Checkliste: Das können Pensionskassen tun

Welche konkreten Schritte können Pensions­kassen nun unternehmen? Die folgende, nicht ­abschliessende Liste kann als Anregung dienen:

  • Pensionskassen können ESG-Aspekte in ihre Anlage­strategien integrieren und bei der Auswahl von ­Vermögensverwaltern ESG-Kriterien systematisch ­berücksichtigen.
  • Ebenfalls können die Kassen aktiv in nachhaltige ­Anlagen wie Green Bonds, erneuerbare Energien, ­nachhaltige Infrastrukturprojekte oder Unternehmen mit hoher ESG-Bewertung investieren.
  • Empfehlenswert sind regelmässige Schulungen und ­Weiterbildungen, um die Kompetenzen der Mitar­beiter im Umgang mit ESG-Risiken und -Chancen zu stärken.
  • Die Pensionskassen sollten ihre Versicherten über die ESG-Strategie und die erzielten Fortschritte infor­mieren, um das Bewusstsein und die Unterstützung für nach­haltige Investitionen zu erhöhen.

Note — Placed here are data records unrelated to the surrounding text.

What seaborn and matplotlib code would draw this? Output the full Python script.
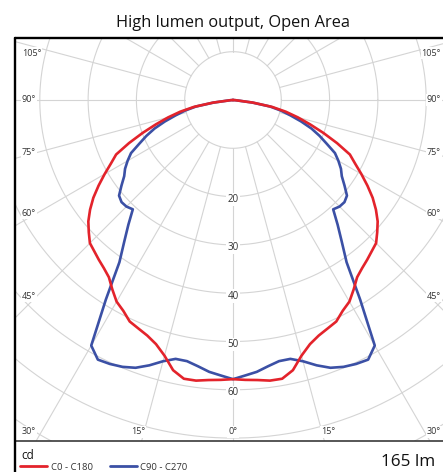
import numpy as np
import pandas as pd
import matplotlib
matplotlib.use("Agg")
import matplotlib.pyplot as plt
from matplotlib.lines import Line2D
import seaborn as sns

# Luminous intensity distribution (cd) vs. gamma angle from nadir (deg)
gamma = [0, 2.5, 5, 7.5, 10, 12.5, 15, 17.5, 20, 22.5, 25, 27.5, 30, 32.5, 35,
         37.5, 40, 42.5, 45, 47.5, 50, 52.5, 55, 57.5, 60, 62.5, 65, 67.5, 70,
         72.5, 75, 77.5, 80, 82.5, 85, 87.5, 90]
c0_c180 = [57.8, 58.0, 58.2, 58.6, 58.6, 57.3, 54.8, 53.0, 51.9, 51.2, 50.6,
           49.2, 48.2, 46.5, 44.8, 43.9, 43.2, 42.5, 41.9, 40.5, 39.1, 37.3,
           35.3, 33.0, 30.7, 28.5, 26.7, 23.3, 19.9, 16.7, 13.9, 11.2, 8.2,
           4.2, 0.6, 0.0, 0.0]
c90_c270 = [57.8, 57.1, 56.5, 55.6, 54.9, 54.9, 56.0, 57.6, 59.0, 59.8, 60.3,
            60.6, 58.7, 49.0, 41.0, 37.0, 33.7, 30.7, 31.2, 31.3, 30.8, 29.1,
            27.5, 26.5, 25.2, 23.8, 21.4, 19.4, 17.3, 14.8, 12.3, 10.2, 7.8,
            4.0, 0.6, 0.0, 0.0]
series_names = ["C0 - C180", "C90 - C270"]
series_colors = ["#e3232b", "#3b50a5"]

radial_ticks = [20, 30, 40, 50, 60]
side_angle_ticks = [45, 60, 75, 90, 105]
bottom_angle_ticks = [0, 15, 30]

title_text = "High lumen output, Open Area"
unit_text = "cd"
flux_text = "165 lm"

# ---- layout (pixels) ----
W, H = 443, 472
CX, CY = 233, 100          # pole of the diagram
S = 4.83                   # pixels per candela
F_LEFT, F_TOP, F_BOT = 15, 38, 441
F_RIGHT = 2 * CX - F_LEFT
GRID = "#d4d4d4"
TXT = "#333333"

sns.set_theme(style="white")
plt.rcParams["font.family"] = ["Open Sans", "DejaVu Sans"]

fig = plt.figure(figsize=(W / 100, H / 100), dpi=100)
ax = fig.add_axes([F_LEFT / W, (H - F_BOT) / H,
                   (F_RIGHT - F_LEFT) / W, (F_BOT - F_TOP) / H])
ax.set_xlim((F_LEFT - CX) / S, (F_RIGHT - CX) / S)
ax.set_ylim((CY - F_BOT) / S, (CY - F_TOP) / S)


def polar_xy(r, g_deg, side=1):
    g = np.deg2rad(g_deg)
    return side * r * np.sin(g), -r * np.cos(g)


def px_x(x_px):
    return (x_px - CX) / S


def px_y(y_px):
    return (CY - y_px) / S


# polar grid: rings and 15-degree spokes starting at the 10 cd ring
t = np.linspace(0, 2 * np.pi, 400)
for r in range(10, 100, 10):
    ax.plot(r * np.cos(t), r * np.sin(t), color=GRID, lw=0.8, zorder=1)
for a in range(0, 360, 15):
    x0, y0 = polar_xy(10, a)
    x1, y1 = polar_xy(150, a)
    ax.plot([x0, x1], [y0, y1], color=GRID, lw=0.8, zorder=1)

label_box = dict(boxstyle="square,pad=0.12", fc="white", ec="none")
lbl = dict(fontsize=6.5, color=TXT, bbox=label_box, zorder=2, va="center")

# radial value labels along the nadir spoke
for r in radial_ticks:
    ax.text(0, -r - 0.6, str(r), ha="center", va="center", fontsize=7,
            color=TXT, bbox=label_box, zorder=2)

# angle labels on the left and right frame edges
x_in = abs(px_x(30))
for g in side_angle_ticks:
    y_px = CY + (x_in * S) / np.tan(np.deg2rad(g))
    y_px = CY + (y_px - CY) * 0.97
    y_px = max(y_px, F_TOP + 15)
    ax.text(px_x(22), px_y(y_px), f"{g}°", ha="left", **lbl)
    ax.text(px_x(441), px_y(y_px), f"{g}°", ha="right", **lbl)

# angle labels along the bottom edge
y_lab = px_y(432)
for g in bottom_angle_ticks:
    x = abs(y_lab) * np.tan(np.deg2rad(g)) * 1.07
    if g == 0:
        ax.text(0, y_lab, f"{g}°", ha="center", **lbl)
    elif -x < px_x(40):
        ax.text(px_x(22), y_lab, f"{g}°", ha="left", **lbl)
        ax.text(px_x(441), y_lab, f"{g}°", ha="right", **lbl)
    else:
        ax.text(-x, y_lab, f"{g}°", ha="center", **lbl)
        ax.text(x, y_lab, f"{g}°", ha="center", **lbl)

# intensity curves: left half (C180 / C270) then right half (C0 / C90)
frames = []
for name, vals in zip(series_names, [c0_c180, c90_c270]):
    g = np.array(gamma)
    r = np.array(vals)
    xl, yl = polar_xy(r[::-1], g[::-1], side=-1)
    xr, yr = polar_xy(r[1:], g[1:], side=1)
    frames.append(pd.DataFrame({"x": np.r_[xl, xr], "y": np.r_[yl, yr],
                                "series": name}))
curves = pd.concat(frames, ignore_index=True)

sns.lineplot(data=curves, x="x", y="y", hue="series",
             hue_order=series_names[::-1],
             palette=dict(zip(series_names, series_colors)),
             sort=False, estimator=None, legend=False, linewidth=1.9, ax=ax)
for ln in ax.lines[-2:]:
    ln.set_zorder(3)
    ln.set_solid_joinstyle("round")

ax.set_xticks([])
ax.set_yticks([])
ax.set_xlabel("")
ax.set_ylabel("")
for side in ("left", "top", "right"):
    ax.spines[side].set_visible(False)
ax.spines["bottom"].set_color("#3a3a3a")
ax.spines["bottom"].set_linewidth(1.2)

# outer frame (left and top edges)
fig.add_artist(Line2D([F_LEFT / W, F_LEFT / W], [0, 1 - F_TOP / H],
                      color="black", lw=1.7, transform=fig.transFigure))
fig.add_artist(Line2D([F_LEFT / W, 1.02], [1 - F_TOP / H, 1 - F_TOP / H],
                      color="black", lw=1.7, transform=fig.transFigure))

fig.text(CX / W, 1 - 27.3 / H, title_text, ha="center", va="baseline",
         fontsize=11.8, color="#111111")

# legend strip
fig.text(21 / W, 1 - 459 / H, unit_text, ha="left", va="baseline",
         fontsize=8.5, color="#111111")
legend_items = [(20, 47, 51), (110, 137, 140)]
for (x0, x1, xt), name, col in zip(legend_items, series_names, series_colors):
    fig.add_artist(Line2D([x0 / W, x1 / W], [1 - 466 / H, 1 - 466 / H],
                          color=col, lw=2.0, transform=fig.transFigure))
    fig.text(xt / W, 1 - 470.5 / H, name, ha="left", va="baseline",
             fontsize=6.8, color=TXT)
fig.text(435 / W, 1 - 465.7 / H, flux_text, ha="right", va="baseline",
         fontsize=12.3, color="#111111")

fig.savefig("out.png", dpi=100)
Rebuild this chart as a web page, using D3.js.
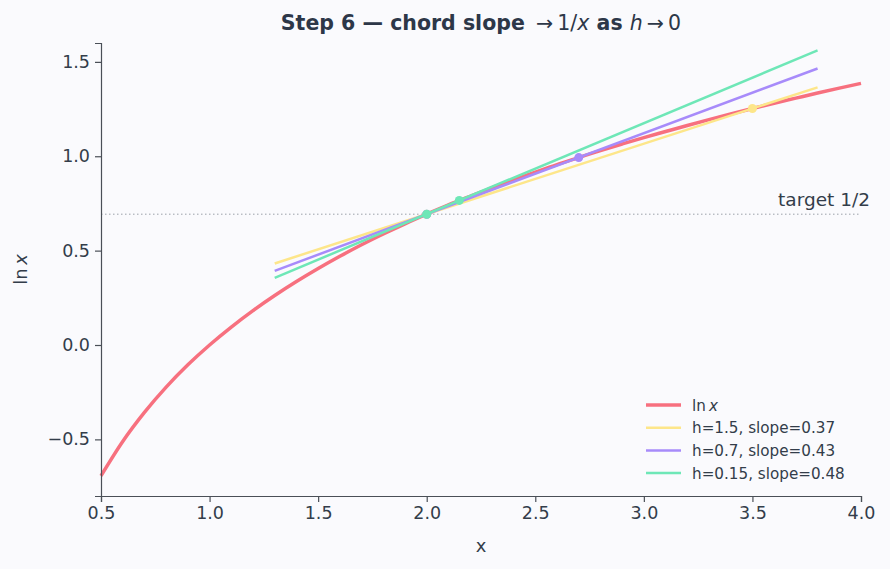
<!DOCTYPE html>
<html>
<head>
<meta charset="utf-8">
<script src="https://cdn.jsdelivr.net/npm/d3@7"></script>
<style>
  body { margin: 0; background: #fafafd; }
  svg { font-family: "DejaVu Sans", sans-serif; }
  .axis path, .axis line { stroke: #4a4f57; stroke-width: 1.2; }
  .axis text { fill: #333d4a; font-size: 17.5px; font-family: "DejaVu Sans", sans-serif; }
</style>
</head>
<body>
<div id="container"></div>
<script>
const curveX = [0.5,0.6,0.7,0.8,0.9,1.0,1.1,1.2,1.3,1.4,1.5,1.6,1.7,1.8,1.9,2.0,2.1,2.2,2.3,2.4,2.5,2.6,2.7,2.8,2.9,3.0,3.1,3.2,3.3,3.4,3.5,3.6,3.7,3.8,3.9,4.0];
const curveY = [-0.693,-0.511,-0.357,-0.223,-0.105,0.0,0.095,0.182,0.262,0.336,0.405,0.470,0.531,0.588,0.642,0.693,0.742,0.788,0.833,0.875,0.916,0.956,0.993,1.030,1.065,1.099,1.131,1.163,1.194,1.224,1.253,1.281,1.308,1.335,1.361,1.386];

// chords through (2, ln2) and (2+h, ln(2+h))
const chordNames = ["h=1.5, slope=0.37", "h=0.7, slope=0.43", "h=0.15, slope=0.48"];
const chordColors = ["#fde68a", "#a78bfa", "#6ee7b7"];
const chordX = [1.3, 3.8];
const chordY = [[0.432, 1.365], [0.393, 1.465], [0.356, 1.561]];
const chordDotX = [[2.0, 3.5], [2.0, 2.7], [2.0, 2.15]];
const chordDotY = [[0.693, 1.253], [0.693, 0.993], [0.693, 0.766]];

const targetY = 0.693;
const xTicks = [0.5,1.0,1.5,2.0,2.5,3.0,3.5,4.0];
const yTicks = [-0.5,0.0,0.5,1.0,1.5];

const w = 890, h = 569;
const m = {left: 101, right: 29, top: 43, bottom: 73};

const svg = d3.select("#container").append("svg")
  .attr("width", w).attr("height", h);
svg.append("rect").attr("width", w).attr("height", h).attr("fill", "#fafafd");

const x = d3.scaleLinear().domain([0.5, 4.0]).range([m.left, w - m.right]);
const y = d3.scaleLinear().domain([-0.8, 1.6]).range([h - m.bottom, m.top]);

// target line
svg.append("line")
  .attr("x1", x(0.5)).attr("x2", x(4.0))
  .attr("y1", y(targetY)).attr("y2", y(targetY))
  .attr("stroke", "#9aa0a8").attr("stroke-width", 1)
  .attr("stroke-dasharray", "1.5,2.5");
svg.append("text")
  .attr("x", 870).attr("y", y(targetY) - 8)
  .attr("text-anchor", "end")
  .attr("fill", "#333d4a").attr("font-size", 18.5)
  .text("target 1/2");

const line = d3.line().x(d => x(d[0])).y(d => y(d[1]));

// ln x curve
svg.append("path")
  .datum(curveX.map((v, i) => [v, curveY[i]]))
  .attr("d", line.curve(d3.curveMonotoneX))
  .attr("fill", "none").attr("stroke", "#f7707f").attr("stroke-width", 3.5)
  .attr("stroke-linecap", "butt");

const straight = d3.line().x(d => x(d[0])).y(d => y(d[1]));
chordNames.forEach((name, i) => {
  svg.append("path")
    .datum(chordX.map((v, j) => [v, chordY[i][j]]))
    .attr("d", straight)
    .attr("fill", "none").attr("stroke", chordColors[i]).attr("stroke-width", 2.5);
  svg.selectAll(".dot" + i)
    .data(chordDotX[i].map((v, j) => [v, chordDotY[i][j]]))
    .enter().append("circle")
    .attr("cx", d => x(d[0])).attr("cy", d => y(d[1]))
    .attr("r", 4.5).attr("fill", chordColors[i]);
});

// axes
svg.append("g").attr("class", "axis")
  .attr("transform", "translate(0," + (h - m.bottom) + ")")
  .call(d3.axisBottom(x).tickValues(xTicks).tickFormat(d3.format(".1f")).tickSizeOuter(0).tickSize(6).tickPadding(5));
svg.append("g").attr("class", "axis")
  .attr("transform", "translate(" + m.left + ",0)")
  .call(d3.axisLeft(y).tickValues(yTicks).tickFormat(d => d3.format(".1f")(d).replace("-", "\u2212")).tickSizeOuter(0).tickSize(6).tickPadding(5));

// axis labels
svg.append("text")
  .attr("x", x(2.25)).attr("y", 552)
  .attr("text-anchor", "middle").attr("fill", "#333d4a").attr("font-size", 18)
  .text("x");
const yl = svg.append("text")
  .attr("transform", "translate(27," + y(0.4) + ") rotate(-90)")
  .attr("text-anchor", "middle").attr("fill", "#333d4a").attr("font-size", 18);
yl.append("tspan").text("ln\u2009");
yl.append("tspan").attr("font-style", "italic").text("x");

// title
const t = svg.append("text")
  .attr("x", x(2.25)).attr("y", 30)
  .attr("text-anchor", "middle").attr("fill", "#2d3748").attr("font-size", 20.5)
  .attr("font-weight", "bold");
t.append("tspan").text("Step 6 \u2014 chord slope ");
t.append("tspan").attr("font-weight", "normal").text("\u2009\u2192\u20091/");
t.append("tspan").attr("font-weight", "normal").attr("font-style", "italic").text("x");
t.append("tspan").text(" as ");
t.append("tspan").attr("font-weight", "normal").attr("font-style", "italic").text("h");
t.append("tspan").attr("font-weight", "normal").text("\u2009\u2192\u20090");

// legend
const legNames = ["ln x"].concat(chordNames);
const legColors = ["#f7707f"].concat(chordColors);
const leg = svg.append("g").attr("transform", "translate(646,405)");
legNames.forEach((name, i) => {
  const g = leg.append("g").attr("transform", "translate(0," + (i * 22.7) + ")");
  g.append("line").attr("x1", 0).attr("x2", 35).attr("y1", 0).attr("y2", 0)
    .attr("stroke", legColors[i]).attr("stroke-width", i === 0 ? 3.5 : 2.5);
  const tx = g.append("text").attr("x", 46).attr("y", 5.5)
    .attr("fill", "#333d4a").attr("font-size", 15.2);
  if (i === 0) {
    tx.append("tspan").text("ln\u2009");
    tx.append("tspan").attr("font-style", "italic").text("x");
  } else {
    tx.text(name);
  }
});
</script>
</body>
</html>
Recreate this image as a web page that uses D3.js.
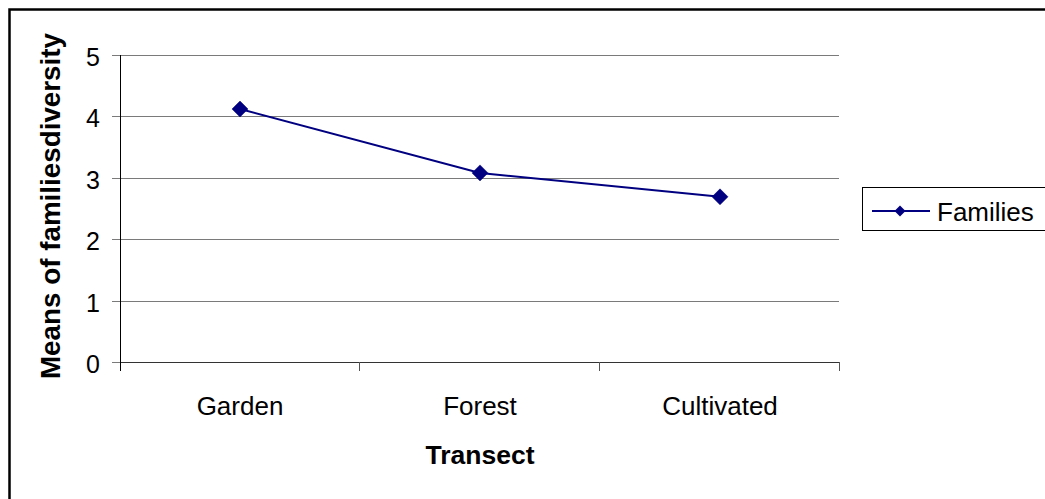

  • Sie sollten Investitionen in Unternehmen priorisieren, die sich durch eine herausragende ESG-Performance auszeichnen oder in Branchen tätig sind, die zur ­Erreichung der Nachhaltigkeitsziele der UNO beitragen.
  • Die Definition von Negativlisten und Ausschluss­kriterien kann sinnvoll sein, um Investitionen zu ­identifizieren, die gegen ESG-Prinzipien verstossen (­beispielsweise ­fossile Brennstoffe, Waffenproduktion oder Menschenrechtsverletzungen).
  • Pensionskassen können neue technologische Möglich­keiten nutzen, um ESG-Risiken und -Chancen präziser zu bewerten und bessere Investitionsentscheidungen zu treffen – insbesondere Big Data, künstliche Intelligenz und maschinelles Lernen. Hilfreich kann auch die ­Blockchain-Technologie sein, um die Nachver­­folg­barkeit von ESG-Daten in der Lieferkette und die Transparenz bei der ESG-Berichterstattung zu ver­bessern.